Visual Arts Presentations 

12:30 -1:15 PM

Students will showcase their visual arts projects in the walkway leading to the Read & Relax Room.

The Fourth of July in Atlanta

Nicholas Ayoub, Art & Art History

The project began as a way to discover the connection people across the coast had to their land, city, and space. We filmed in New York City, Haeldon and Patterson NJ, Orlando and Tampa FL, Atlanta GA, DC and Williamsburg VA. We focused on talking with people who we knew personally and felt had an interesting connection to their space. We interviewed a range of people from Marines to farmers to politicians to refugees and are make a series of audio visual presentations as a way to share their story. The individuals are asked what could best represent their lives pictorially and using artificial intelligence, sustainable construction methods, and film techniques we worked to show how they relate to their space. This is a starting point for the research project, by spring 2024 we plan on creating an immersive experience that allows people to interact with these stories in order to connect an audience to the world around them and get a sense of with the environment of the eastern United States is like from the perspective of those who experience it everyday.

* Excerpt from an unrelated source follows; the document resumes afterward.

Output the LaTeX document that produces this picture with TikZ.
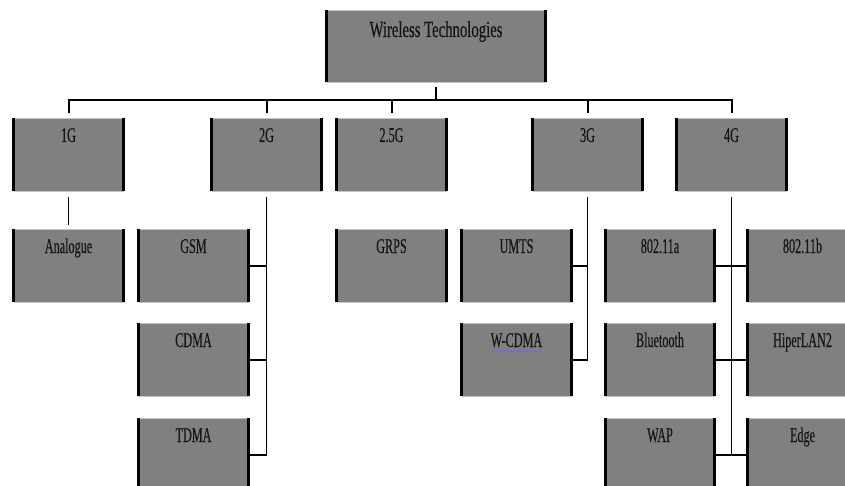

Advisor: Michael Mogayn, Art & Art History


ArtLab

Rachel Nguyen, Biology; Karino Gibson, Biology; Darrison Haftarczyk, Kinesiology


The W&M ArtLab is a group of ten students: Elise Overton, Halle Boroski, Syeda Safdar, Ayoola Oladimeji, Darrison Haftarczyk, Marrisa Sirois, Karino Gibson, Rachel Nguyen, D.J. Parman, and Anu Desai. Over the summer of 2023, we worked on a project for Vanderbilt University’s ArtLab-VI4 (Institute of Infection, Immunology, and Inflammation). This project aimed to bridge the gap between two disciplines: art and science. Our goal was to increase communication between the two areas of study, as well as create advancements in science communication through visual art. Each of us paired with different research labs from universities across the country to create various forms of visual and creative representations of scientific research. As our final collective project, we compiled all of our artwork into a virtual gallery, which can be visited here. We are continuing to expand our project and increase outreach to create a supportive and creative environment for artists, and to foster science communication through visual art at W&M.

Advisor: Tyler Meldrum, Chemistry


Radicalization to Assimilation: The Italian American Story as Represented in American Cinema

Jarel White, Film & Media Studies (major), Italian Studies (minor)


20th century Italian immigrants inhabited a precarious racial position (a sort of in-betweenness or off-white identity) but actively construct their identities to adhere to the White Hegemonic Structure that is the United States, which we will examine through an American film context. Through this assimilation into a general white ethnic identity, as represented through American cinema, the Italian American individual comes to perpetuate the oppressive values of whiteness.